▶ **The problem**
Wherever the word "page" shows up in a line, please copy that line.

▼

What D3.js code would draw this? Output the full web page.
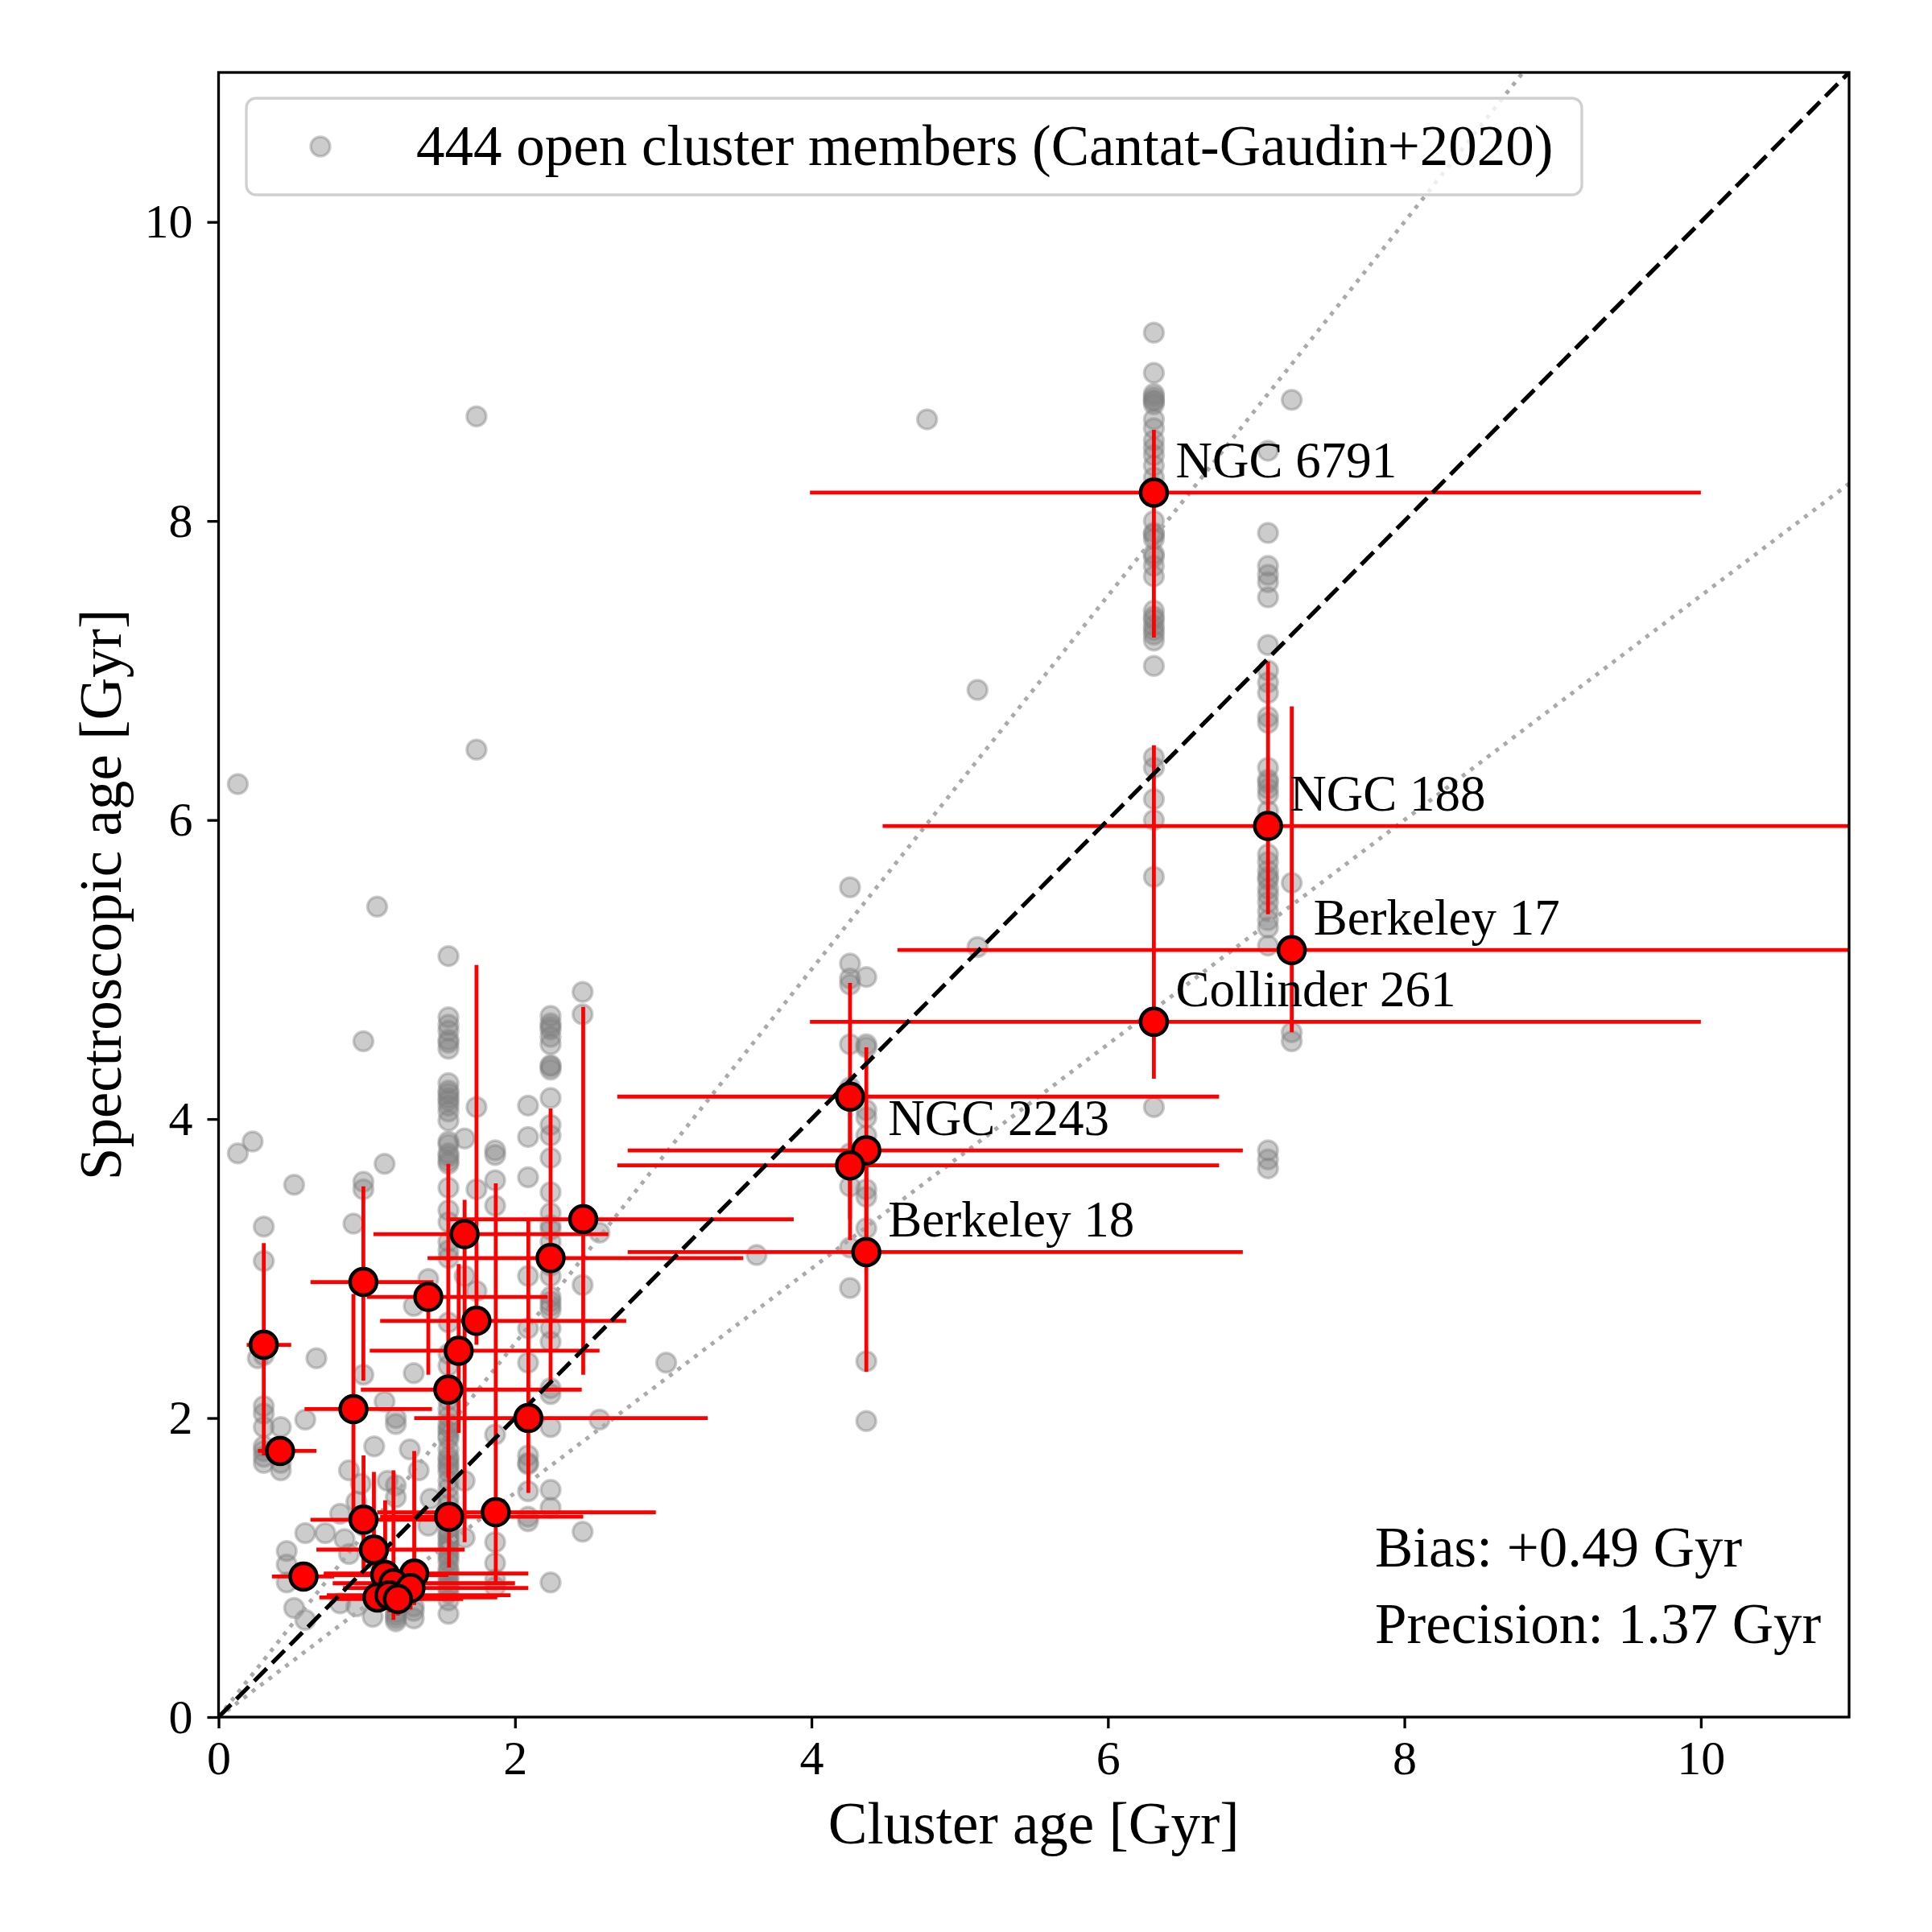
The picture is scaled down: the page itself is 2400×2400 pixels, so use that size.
<!DOCTYPE html>
<html>
<head>
<meta charset="utf-8">
<script src="https://cdn.jsdelivr.net/npm/d3@7"></script>
<style>
  body { margin: 0; background: #fff; }
  svg text { font-family: "Liberation Serif", "DejaVu Serif", serif; fill: #000; }
</style>
</head>
<body>
<div id="chart"></div>
<script>
// cluster members: [cluster age, [spectroscopic ages of its members]]
const memberColumns = [
  [0.13, [6.24, 3.77]],
  [0.23, [3.85]],
  [0.265, [2.40]],
  [0.305, [3.28, 3.05, 2.42, 2.08, 2.03, 1.94, 1.81, 1.78, 1.74, 1.70]],
  [0.42, [1.94, 1.65, 1.70]],
  [0.46, [1.11, 1.02, 0.90]],
  [0.51, [3.56, 0.73]],
  [0.585, [1.99, 1.23, 0.65]],
  [0.66, [2.40]],
  [0.72, [1.23]],
  [0.82, [0.76, 1.36]],
  [0.85, [1.19]],
  [0.88, [1.65, 1.09]],
  [0.91, [3.30]],
  [0.93, [1.44, 0.74]],
  [0.96, [1.56]],
  [0.977, [4.52, 3.58, 3.53, 2.29, 1.28]],
  [1.04, [1.06, 0.67]],
  [1.05, [1.81]],
  [1.07, [5.42]],
  [1.12, [3.70, 2.11]],
  [1.14, [1.58]],
  [1.196, [2.00, 1.96, 1.55, 1.47, 0.66, 0.64, 0.70, 0.68]],
  [1.29, [1.79]],
  [1.317, [2.75, 2.30, 0.66, 0.71, 0.74]],
  [1.35, [1.65]],
  [1.415, [2.93, 1.28]],
  [1.43, [1.46]],
  [1.551, [5.09, 4.68, 4.63, 4.59, 4.53, 4.51, 4.47, 4.24, 4.19, 4.17, 4.14, 4.12, 4.09, 4.05, 3.99,
           3.85, 3.83, 3.77, 3.75, 3.72, 3.70, 3.54, 3.39, 3.31, 3.18, 3.12, 3.07, 2.64, 2.43, 2.35,
           2.12, 2.06, 2.01, 1.96, 1.93, 1.91, 1.88, 1.86, 1.79, 1.74, 1.72, 1.69, 1.67, 1.64, 1.58,
           1.53, 1.47, 1.42, 1.31, 1.25, 1.22, 1.20, 1.17, 1.15, 1.12, 1.09, 1.07, 1.04, 0.99, 0.97,
           0.94, 0.91, 0.88, 0.86, 0.83, 0.78, 0.69]],
  [1.66, [3.87, 2.95, 1.58, 1.20]],
  [1.74, [8.70, 6.47, 4.08, 3.53, 2.85, 2.64]],
  [1.866, [3.79, 3.76, 3.59, 3.42, 1.89, 1.17, 1.03, 0.92, 0.87]],
  [2.088, [4.09, 3.88, 3.61, 2.95, 2.60, 2.37, 1.75, 1.70, 1.69, 1.51, 1.34, 1.31]],
  [2.24, [4.69, 4.64, 4.62, 4.60, 4.55, 4.50, 4.36, 4.35, 4.33, 4.14, 3.96, 3.89, 3.74, 3.51, 3.37,
          3.29, 3.26, 3.18, 3.02, 2.95, 2.81, 2.78, 2.75, 2.72, 2.60, 2.51, 2.20, 2.16, 1.94, 1.52,
          1.40, 0.90]],
  [2.456, [4.85, 4.70, 2.89, 1.24]],
  [2.57, [3.24, 1.99]],
  [3.02, [2.37]],
  [3.63, [3.09]],
  [4.26, [5.55, 5.04, 4.94, 4.90, 4.50, 4.21, 3.77, 3.55, 3.14, 2.87]],
  [4.37, [4.95, 4.50, 4.48, 4.06, 4.01, 3.89, 3.53, 3.48, 3.27, 2.38, 1.98]],
  [4.78, [8.68]],
  [5.12, [6.87, 5.15]],
  [6.31, [9.26, 8.99, 8.85, 8.83, 8.81, 8.80, 8.78, 8.68, 8.62, 8.54, 8.49, 8.44, 8.37, 8.29, 8.23,
          8.00, 7.92, 7.91, 7.88, 7.78, 7.76, 7.70, 7.63, 7.40, 7.36, 7.34, 7.30, 7.27, 7.24, 7.20,
          7.03, 6.42, 6.35, 6.14, 6.00, 5.62, 4.08]],
  [7.08, [8.47, 7.92, 7.70, 7.64, 7.59, 7.49, 7.17, 7.00, 6.92, 6.85, 6.69, 6.65, 6.35, 6.27, 6.25,
          6.21, 6.17, 6.06, 5.77, 5.72, 5.66, 5.62, 5.60, 5.54, 5.50, 5.45, 5.39, 5.33, 5.28, 5.16,
          3.79, 3.73, 3.67]],
  [7.24, [8.81, 5.58, 4.58, 4.52]]
];

// per-cluster means with asymmetric error bars
const clusterNames = ['NGC 6791', 'NGC 188', 'Berkeley 17', 'Collinder 261', 'NGC 2243', '', '', 'Berkeley 18',
  '', '', '', '', '', '', '', '', '', '', '', '', '', '', '', '', '', '', '', '', '', '', '', ''];
const clusterAge = [6.31, 7.08, 7.24, 6.31, 4.37, 4.26, 4.26, 4.37,
  0.305, 0.415, 0.977, 0.91, 1.415, 1.66, 1.74, 1.62, 1.55, 2.46, 2.24, 2.09,
  0.978, 1.555, 1.87, 1.048, 0.573, 1.124, 1.32, 1.18, 1.072, 1.153, 1.295, 1.21];
const specAge = [8.19, 5.96, 5.13, 4.65, 3.79, 4.15, 3.69, 3.11,
  2.49, 1.78, 2.91, 2.06, 2.81, 3.23, 2.65, 2.45, 2.19, 3.33, 3.07, 2.00,
  1.32, 1.34, 1.37, 1.12, 0.94, 0.95, 0.96, 0.895, 0.80, 0.815, 0.863, 0.79];
const ageLo = [3.99, 4.48, 4.58, 3.99, 2.76, 2.69, 2.69, 2.76,
  0.19, 0.265, 0.62, 0.58, 1.0, 1.045, 1.09, 1.02, 0.96, 1.56, 1.41, 1.32,
  0.62, 1.09, 1.07, 0.66, 0.36, 0.71, 0.71, 0.77, 0.68, 0.73, 0.84, 0.80];
const ageHi = [10.0, 11.5, 11.5, 10.0, 6.91, 6.75, 6.75, 6.91,
  0.49, 0.66, 1.45, 1.44, 2.22, 2.63, 2.75, 2.57, 2.45, 3.88, 3.54, 3.30,
  1.46, 2.46, 2.95, 1.66, 0.78, 1.55, 2.09, 2.0, 1.88, 1.97, 2.09, 1.65];
const specLo = [7.22, 5.37, 4.58, 4.27, 3.04, 3.33, 3.19, 2.31,
  1.75, 1.74, 2.25, 1.36, 2.29, 1.17, 2.49, 1.90, 1.60, 2.29, 2.23, 1.50,
  0.99, 1.0, 0.90, 0.95, 0.90, 0.80, 0.75, 0.65, 0.70, 0.70, 0.72, 0.68];
const specHi = [8.61, 7.06, 6.76, 6.50, 4.48, 4.91, 4.15, 3.85,
  3.17, 1.82, 3.55, 2.83, 2.90, 3.46, 5.03, 3.03, 3.70, 4.75, 4.07, 3.32,
  1.75, 1.75, 3.57, 1.64, 0.98, 1.45, 1.78, 1.65, 0.95, 0.95, 1.0, 0.90];

const xTicks = [0, 2, 4, 6, 8, 10];
const yTicks = [0, 2, 4, 6, 8, 10];
const legendLabel = '444 open cluster members (Cantat-Gaudin+2020)';
const statLines = ['Bias: +0.49 Gyr', 'Precision: 1.37 Gyr'];
const guideSlopes = [1.25, 0.75];

const W = 2400, H = 2400;
const plot = { left: 271.5, right: 2297, top: 90, bottom: 2133 };

const svg = d3.select('#chart').append('svg')
  .attr('width', W).attr('height', H)
  .attr('viewBox', `0 0 ${W} ${H}`);
svg.append('rect').attr('width', W).attr('height', H).attr('fill', '#fff');

const xScale = d3.scaleLinear().domain([0, 11]).range([plot.left, plot.right]);
const yScale = d3.scaleLinear().domain([0, 11]).range([plot.bottom, plot.top]);

svg.append('defs').append('clipPath').attr('id', 'plot-clip')
  .append('rect')
  .attr('x', plot.left).attr('y', plot.top)
  .attr('width', plot.right - plot.left).attr('height', plot.bottom - plot.top);

const layer = svg.append('g').attr('clip-path', 'url(#plot-clip)');

// members
const members = memberColumns.flatMap(([age, ys]) => ys.map(y => ({ age, y })));
layer.append('g').selectAll('circle')
  .data(members)
  .join('circle')
  .attr('cx', d => xScale(d.age))
  .attr('cy', d => yScale(d.y))
  .attr('r', 12)
  .attr('fill', 'rgba(128,128,128,0.4)')
  .attr('stroke', 'rgba(128,128,128,0.4)')
  .attr('stroke-width', 3.5);

// +-25% guides
layer.append('g').selectAll('line')
  .data(guideSlopes)
  .join('line')
  .attr('x1', xScale(0)).attr('y1', yScale(0))
  .attr('x2', xScale(11)).attr('y2', d => yScale(11 * d))
  .attr('stroke', '#aaaaaa')
  .attr('stroke-width', 5)
  .attr('stroke-dasharray', '5 8');

// error bars
const clusters = clusterAge.map((x, i) => ({
  name: clusterNames[i], x, y: specAge[i],
  xlo: ageLo[i], xhi: ageHi[i], ylo: specLo[i], yhi: specHi[i]
}));
const bars = layer.append('g').attr('stroke', '#ff0000').attr('stroke-width', 4.8);
bars.selectAll('line.h')
  .data(clusters)
  .join('line').attr('class', 'h')
  .attr('x1', d => xScale(d.xlo)).attr('x2', d => xScale(d.xhi))
  .attr('y1', d => yScale(d.y)).attr('y2', d => yScale(d.y));
bars.selectAll('line.v')
  .data(clusters)
  .join('line').attr('class', 'v')
  .attr('x1', d => xScale(d.x)).attr('x2', d => xScale(d.x))
  .attr('y1', d => yScale(d.ylo)).attr('y2', d => yScale(d.yhi));

// one-to-one line
layer.append('line')
  .attr('x1', xScale(0)).attr('y1', yScale(0))
  .attr('x2', xScale(11)).attr('y2', yScale(11))
  .attr('stroke', '#000')
  .attr('stroke-width', 5.2)
  .attr('stroke-dasharray', '22 9.5');

layer.append('g').selectAll('circle')
  .data(clusters)
  .join('circle')
  .attr('cx', d => xScale(d.x))
  .attr('cy', d => yScale(d.y))
  .attr('r', 16.5)
  .attr('fill', '#ff0000')
  .attr('stroke', '#000')
  .attr('stroke-width', 4.5);

// cluster names
svg.append('g').selectAll('text')
  .data(clusters.filter(d => d.name))
  .join('text')
  .attr('x', d => xScale(d.x) + 27)
  .attr('y', d => yScale(d.y) - 19)
  .attr('font-size', 63)
  .text(d => d.name);

// axes
const xAxis = svg.append('g')
  .attr('transform', `translate(0,${plot.bottom})`)
  .call(d3.axisBottom(xScale).tickValues(xTicks).tickSize(14).tickPadding(14).tickFormat(d3.format('d')));
const yAxis = svg.append('g')
  .attr('transform', `translate(${plot.left},0)`)
  .call(d3.axisLeft(yScale).tickValues(yTicks).tickSize(14).tickPadding(18).tickFormat(d3.format('d')));
[xAxis, yAxis].forEach(g => {
  g.select('.domain').remove();
  g.selectAll('.tick line').attr('stroke', '#000').attr('stroke-width', 3.3);
  g.selectAll('.tick text').attr('font-size', 60).attr('font-family', '"Liberation Serif", serif');
});

svg.append('rect')
  .attr('x', plot.left).attr('y', plot.top)
  .attr('width', plot.right - plot.left).attr('height', plot.bottom - plot.top)
  .attr('fill', 'none').attr('stroke', '#000').attr('stroke-width', 3.3);

svg.append('text')
  .attr('x', (plot.left + plot.right) / 2).attr('y', 2290)
  .attr('text-anchor', 'middle').attr('font-size', 73)
  .text('Cluster age [Gyr]');
svg.append('text')
  .attr('transform', `translate(150,${(plot.top + plot.bottom) / 2}) rotate(-90)`)
  .attr('text-anchor', 'middle').attr('font-size', 73)
  .text('Spectroscopic age [Gyr]');

// legend
const legend = svg.append('g');
legend.append('rect')
  .attr('x', 306).attr('y', 122).attr('width', 1659).attr('height', 120).attr('rx', 12)
  .attr('fill', 'rgba(255,255,255,0.8)').attr('stroke', '#d0d0d0').attr('stroke-width', 3.3);
legend.append('circle')
  .attr('cx', 398).attr('cy', 182).attr('r', 12)
  .attr('fill', 'rgba(128,128,128,0.4)')
  .attr('stroke', 'rgba(128,128,128,0.4)').attr('stroke-width', 3.5);
legend.append('text')
  .attr('x', 517).attr('y', 182).attr('dy', '0.33em')
  .attr('font-size', 71)
  .text(legendLabel);

svg.append('g').selectAll('text')
  .data(statLines)
  .join('text')
  .attr('x', 1708)
  .attr('y', (d, i) => 1946 + i * 95)
  .attr('font-size', 71)
  .text(d => d);
</script>
</body>
</html>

▲

▶ **Final result**
What D3.js code would draw this? Output the full web page.
The picture is scaled down: the page itself is 2400×2400 pixels, so use that size.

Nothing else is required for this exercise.